Recently we've started to utilize concept of areas in our ASP.NET MVC application to separate different products provided by our application. We are going to have some controllers with the same names in different areas, so when linking, we'll need to specify the area name (if different than the current request's one). But we're used to strongly-typed url generation using extensions from MVC Futures like Html.ActionLink<T> with lambdas (Html.ActionLink<HomeController>(x => x.About(), "Home") etc. Unfortunately, these two requirements don't work well together.

MVC Futures extensions (known also as Microsoft.Web.Mvc) are good at getting the controller and action name from provided controller type and action lambda, but they don't get the area correctly. It's probably because there's no 100% correct way to determine in which area the controller lies. In most cases, we could guess that from the namespace - when creating area within Visual Studio, it creates the directory for controllers under Areas.AreaName.Controllers. But that's just a convention and there's no guarantee that it's always followed.

MVC Futures offers a solution - we can mark our controllers within areas with an attribute:

[ActionLinkArea("First")]
public class BillingController : Controller
{
}

This is understood by MVC Futures' strongly-typed helpers and when building a link to BillingController they'll use "First" area correctly.
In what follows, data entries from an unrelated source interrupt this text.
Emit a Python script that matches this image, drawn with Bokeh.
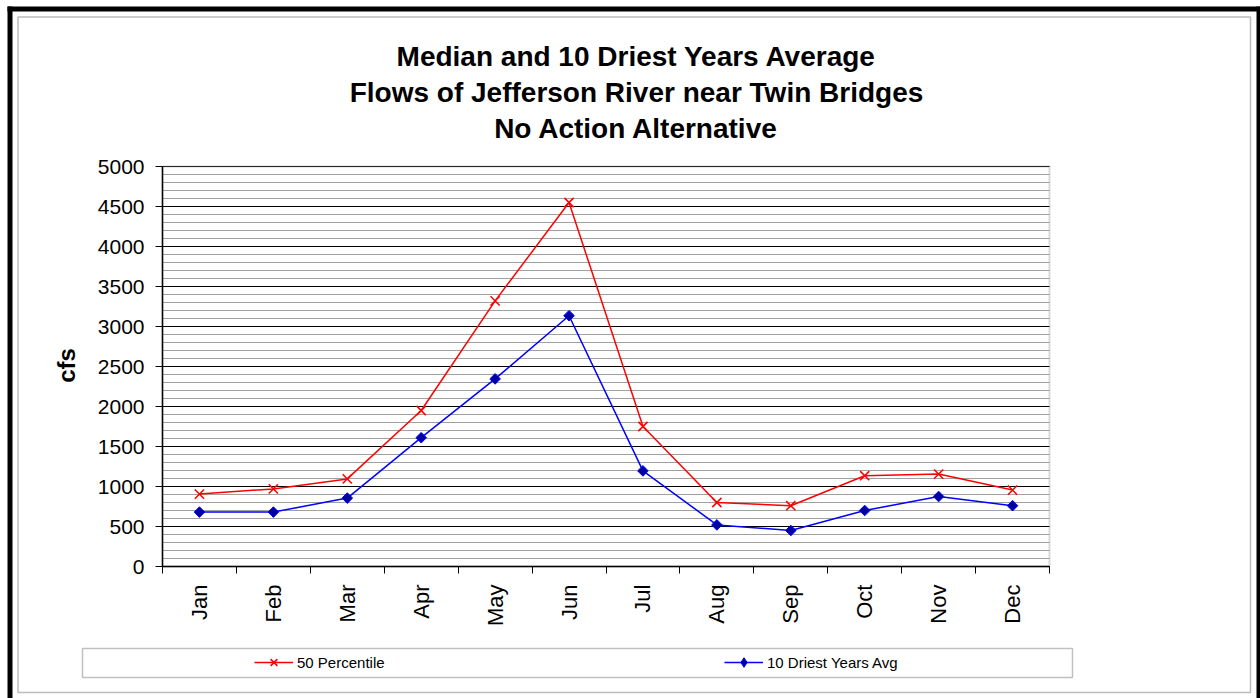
from math import pi
from bokeh.plotting import figure
from bokeh.models import (Range1d, LinearAxis, FixedTicker, SingleIntervalTicker, Legend,
                          LegendItem, Label, BoxAnnotation, ColumnDataSource, Grid)
from bokeh.embed import file_html
from bokeh.resources import INLINE

# ---- data ----
months = ["Jan", "Feb", "Mar", "Apr", "May", "Jun", "Jul", "Aug", "Sep", "Oct", "Nov", "Dec"]
percentile_50 = [905, 970, 1095, 1950, 3320, 4550, 1750, 800, 760, 1135, 1155, 955]
driest_10_avg = [680, 680, 855, 1610, 2345, 3135, 1195, 520, 450, 700, 875, 760]
series_names = ["50 Percentile", "10 Driest Years Avg"]
title_lines = ["Median and 10 Driest Years Average",
               "Flows of Jefferson River near Twin Bridges",
               "No Action Alternative"]
y_label = "cfs"
y_max = 5000
y_major = 500
y_minor_count = 5

FONT = "Liberation Sans"

# ---- layout (page pixels) ----
W, H = 1260, 698
PL, PR, PT, PB = 162, 1049, 166, 566          # plot area edges

n = len(months)
x_center = [i + 0.5 for i in range(n)]       # month i occupies slot [i, i+1]
x_edges = list(range(n + 1))

kx = (PR - PL) / n
ky = (PB - PT) / y_max
x_range = Range1d(-PL / kx, n + (W - PR) / kx)
y_range = Range1d(-(H - PB) / ky, y_max + PT / ky)

p = figure(width=W, height=H, x_range=x_range, y_range=y_range,
           output_backend="svg", toolbar_location=None,
           x_axis_location=None, y_axis_location=None, min_border=0)
p.background_fill_color = "white"
p.border_fill_color = "white"
p.outline_line_color = None

# ---- grid ----
yt = SingleIntervalTicker(interval=y_major, num_minor_ticks=y_minor_count)
p.xgrid.visible = False
g = p.ygrid[0]
if "cross_bounds" in Grid.properties():
    g.ticker = yt
    g.bounds = (0, y_max)
    g.cross_bounds = (0, n)
    g.grid_line_color = "black"
    g.grid_line_width = 1
    g.minor_grid_line_color = "#a0a0a0"
    g.minor_grid_line_width = 1
else:
    g.visible = False
    step = y_major // y_minor_count
    vals = list(range(0, y_max + 1, step))
    minor = [v for v in vals if v % y_major]
    major = [v for v in vals if v % y_major == 0]
    p.segment(x0=0, x1=n, y0=minor, y1=minor, line_color="#a0a0a0", line_width=1)
    p.segment(x0=0, x1=n, y0=major, y1=major, line_color="black", line_width=1)

# plot-area border (under the axes)
p.add_layout(BoxAnnotation(left=0, right=n, bottom=0, top=y_max, fill_alpha=0,
                           line_color="#808080", line_width=2, level="underlay"))

# ---- axes ----
yaxis = LinearAxis(ticker=yt, fixed_location=0, bounds=(0, y_max),
                   major_label_text_font=FONT, major_label_text_font_size="21px",
                   major_label_text_color="black", axis_line_color="black",
                   axis_line_width=1.5, major_tick_line_color="black",
                   major_tick_in=0, major_tick_out=7, minor_tick_line_color=None,
                   major_label_standoff=11)
p.add_layout(yaxis, "left")

edge_axis = LinearAxis(ticker=FixedTicker(ticks=x_edges), fixed_location=0, bounds=(0, n),
                       major_label_overrides={e: "" for e in x_edges},
                       major_label_text_font_size="0px", major_label_standoff=0,
                       major_tick_in=0, major_tick_out=7, minor_tick_line_color=None,
                       axis_line_color="black", axis_line_width=1.5,
                       major_tick_line_color="black")
p.add_layout(edge_axis, "below")
label_axis = LinearAxis(ticker=FixedTicker(ticks=x_center), fixed_location=0, bounds=(0, n),
                        major_label_overrides={c: m for c, m in zip(x_center, months)},
                        major_tick_line_color=None, axis_line_color=None,
                        minor_tick_line_color=None, major_tick_in=0, major_tick_out=0,
                        major_label_orientation=pi / 2, major_label_standoff=18,
                        major_label_text_font=FONT, major_label_text_font_size="22px",
                        major_label_text_color="black")
p.add_layout(label_axis, "below")

# ---- chart borders (screen px: x from left, y from bottom) ----
def sbox(**kw):
    return BoxAnnotation(left_units="screen", right_units="screen",
                         top_units="screen", bottom_units="screen", **kw)

p.add_layout(sbox(left=17.5, right=1250, top=H - 16.5, bottom=H - 692,
                  fill_alpha=0, line_color="#222222", line_width=1.5))
p.add_layout(sbox(left=7, right=12, top=H - 6, bottom=0,
                  fill_color="black", fill_alpha=1, line_color=None))
p.add_layout(sbox(left=7, right=W, top=H - 6, bottom=H - 11,
                  fill_color="black", fill_alpha=1, line_color=None))
p.add_layout(sbox(left=1256, right=W, top=H - 6, bottom=0,
                  fill_color="black", fill_alpha=1, line_color=None))
# legend box
p.add_layout(sbox(left=82, right=1072, top=H - 648, bottom=H - 677,
                  fill_color="white", fill_alpha=1, line_color="#333333", line_width=1.5))

# ---- series ----
src = ColumnDataSource(dict(x=x_center, month=months, p50=percentile_50, d10=driest_10_avg))
r1 = p.line("x", "p50", source=src, line_color="#ff0000", line_width=1.5)
r1m = p.scatter("x", "p50", source=src, marker="x", size=13,
                line_color="#ff0000", line_width=1.5)
r2 = p.line("x", "d10", source=src, line_color="#0000ff", line_width=1.5)
r2m = p.scatter("x", "d10", source=src, marker="square", angle=pi / 4, size=7.5,
                fill_color="#0000a0", line_color="#0000ff", line_width=1)
# legend-only marker (the legend does not rotate markers)
r2k = p.scatter("x", "d10", source=src, marker="diamond", size=12,
                fill_color="#0000a0", line_color="#0000ff", line_width=1, visible=False)

def mk_legend(item, loc):
    return Legend(items=[item], location=loc, orientation="horizontal",
                  padding=0, margin=0, spacing=0, glyph_width=39, glyph_height=24,
                  label_height=24, label_standoff=4, label_text_font=FONT,
                  label_text_font_size="15px", label_text_color="black",
                  border_line_color=None, background_fill_alpha=0)

p.add_layout(mk_legend(LegendItem(label=series_names[0], renderers=[r1, r1m]), (254, H - 674)))
p.add_layout(mk_legend(LegendItem(label=series_names[1], renderers=[r2, r2k]), (724, H - 674)))

# ---- titles ----
for i, t in enumerate(title_lines):
    p.add_layout(Label(x=636, y=H - (56 + 36 * i), x_units="screen", y_units="screen", text=t,
                       text_align="center", text_baseline="alphabetic", text_font=FONT,
                       text_font_style="bold", text_font_size="28px", text_color="black"))

p.add_layout(Label(x=66, y=H - 365, x_units="screen", y_units="screen", text=y_label,
                   angle=pi / 2, text_align="center", text_baseline="middle", text_font=FONT,
                   text_font_style="bold", text_font_size="24px", text_color="black"))

open("out.html", "w").write(file_html(p, INLINE))
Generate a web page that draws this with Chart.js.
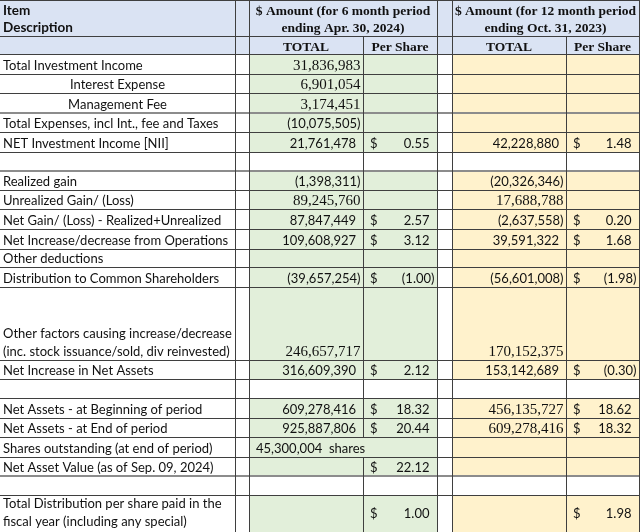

Unfortunately, our requirements were more complicated. We have another area we use to expose some of our controllers through the RESTful API. And linking rules are as follows:

  • when current request is within First or Second area, we're linking as described above - target area is determined by target controller
  • but, when current request is within API area, we should link to API alternative controller (if available).

My first idea was to inherit from ActionLinkAreaAttribute and override the target area name for API calls, but unfortunately the attribute class is sealed. It means that we can't make use of that standard behavior and need to create our own.

After some fiddling with source code I've written my own versions of helper methods I need. My implementations conform to my own attribute, which allows to set up the default area name and fall back to standard MVC behavior (staying in current area) for API calls. Here's how to use it:

[LinkWithinArea("First", OrSwitchTo = "Api")]
public class BillingController : Controller
{
}

Now, whenever the helper method is building a link typed with BillingController, it'll generate link to Api area for calls from Api area or to First area for all other calls. OrSwitchTo parameter is optional - when omitted, LinkWithinArea will behave just like the built-in ActionLinkArea. No need to specify area all the time when building a links.

I've published the attribute and helpers code as a Gist, feel free to use it.

Tuesday, April 3, 2012

Table per subclass using a discriminator with mapping-by-code

Recently xanatos in a comment to one of my mapping-by-code series post asked how to implement hybrid-mode inheritance with both table per subclass and discriminator columns using mapping-by-code. I think this scenario is quite exotic (why do we need a discriminator column if we have separate tables?), but the documentation explicitly mentions this possibility, so it should be possible with mapping-by-code, too.

Here is the expected XML mapping fragment:

<class name="Payment" table="PAYMENT">
<id name="Id" type="Int64" column="PAYMENT_ID">
<generator class="native"/>
</id>
<discriminator column="PAYMENT_TYPE" type="string"/>
<property name="Amount" column="AMOUNT"/>
...
<subclass name="CreditCardPayment" discriminator-value="CREDIT">
<join table="CREDIT_PAYMENT">
<key column="PAYMENT_ID"/>
<property name="CreditCardType" column="CCTYPE"/>
...
</join>
</subclass>
</class>

And here is how to do it in mapping-by-code:

public class PaymentMap : ClassMapping<Payment>
{
public PaymentMap()
{
Id(x => x.Id, m => m.Generator(Generators.Native));
Discriminator(d => d.Column("PaymentType"));
Property(x => x.Amount);
}
}

public class CreditCardPaymentMap : SubclassMapping<CreditCardPayment>
{
public CreditCardPaymentMap()
{
DiscriminatorValue("CREDIT");
Join("CreditPayment", j => j.Property(x => x.CreditCardType));
}
}

I'm impressed again how easily XML mapping can be translated to mapping-by-code syntax.